What you have to do:
Check each line of the material. Copy those containing "with".

Data excerpts:
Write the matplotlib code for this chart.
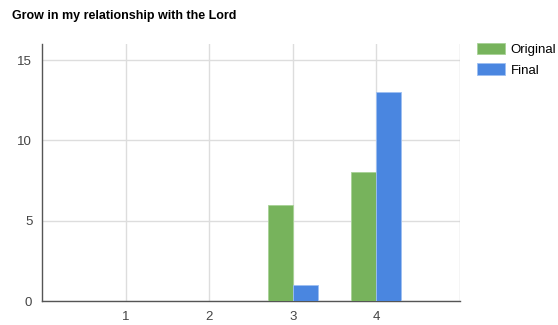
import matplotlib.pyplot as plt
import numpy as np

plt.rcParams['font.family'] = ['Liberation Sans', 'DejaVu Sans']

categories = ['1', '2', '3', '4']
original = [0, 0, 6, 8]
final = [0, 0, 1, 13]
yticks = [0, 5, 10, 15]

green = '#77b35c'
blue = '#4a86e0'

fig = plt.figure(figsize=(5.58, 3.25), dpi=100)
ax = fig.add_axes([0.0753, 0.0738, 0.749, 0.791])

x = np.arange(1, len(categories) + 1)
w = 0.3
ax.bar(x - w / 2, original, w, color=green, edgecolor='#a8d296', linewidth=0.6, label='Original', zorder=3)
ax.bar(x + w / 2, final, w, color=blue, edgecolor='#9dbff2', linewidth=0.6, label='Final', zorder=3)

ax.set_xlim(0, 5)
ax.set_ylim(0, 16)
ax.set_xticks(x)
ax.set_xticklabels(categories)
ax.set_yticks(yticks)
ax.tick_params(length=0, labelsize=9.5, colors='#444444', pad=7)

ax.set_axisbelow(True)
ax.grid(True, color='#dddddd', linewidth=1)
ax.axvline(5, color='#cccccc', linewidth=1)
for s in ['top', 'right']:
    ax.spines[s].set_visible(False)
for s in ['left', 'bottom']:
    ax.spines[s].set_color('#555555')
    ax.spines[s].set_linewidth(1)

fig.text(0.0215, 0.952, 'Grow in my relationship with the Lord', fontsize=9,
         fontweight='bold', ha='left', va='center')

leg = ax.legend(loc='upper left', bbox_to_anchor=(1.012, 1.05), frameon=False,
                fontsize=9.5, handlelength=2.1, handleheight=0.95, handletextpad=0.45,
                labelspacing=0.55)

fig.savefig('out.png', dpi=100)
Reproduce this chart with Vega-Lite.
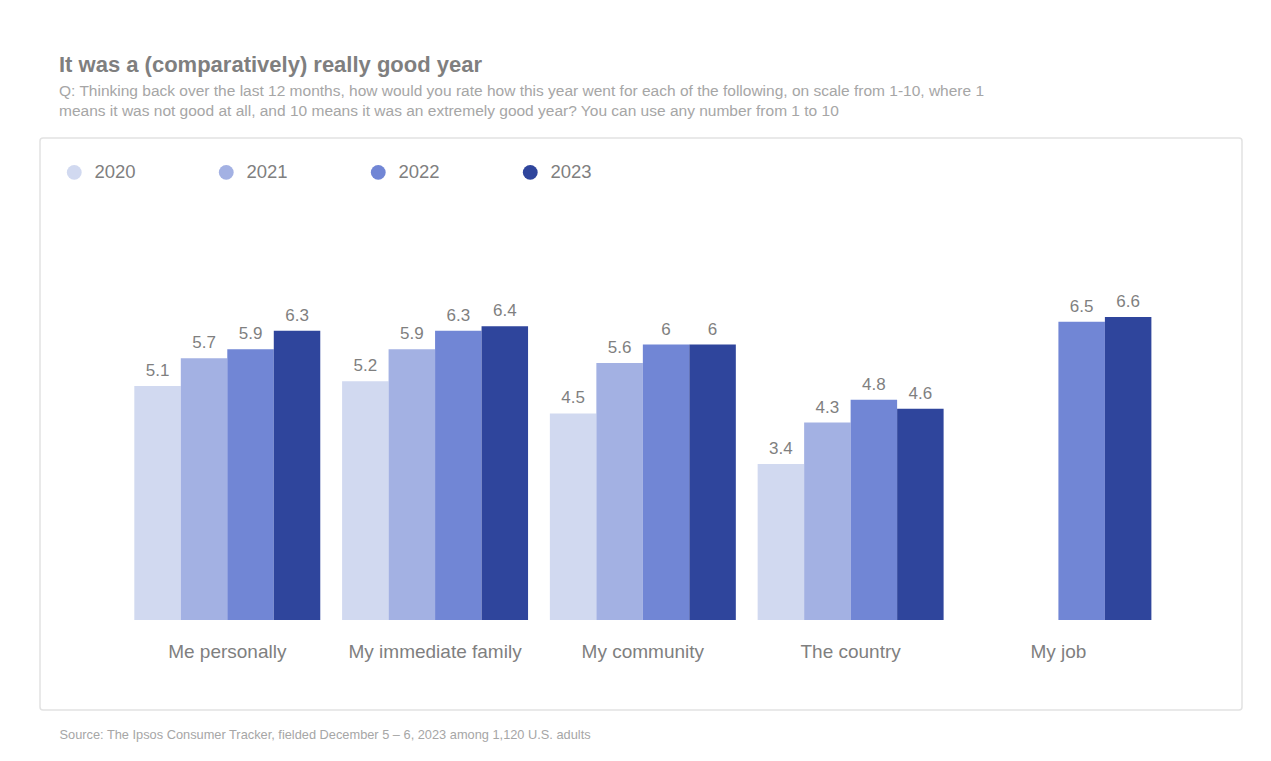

Exercise result:
fig.text(0.0215, 0.952, 'Grow in my relationship with the Lord', fontsize=9,
Reproduce this chart with Vega-Lite.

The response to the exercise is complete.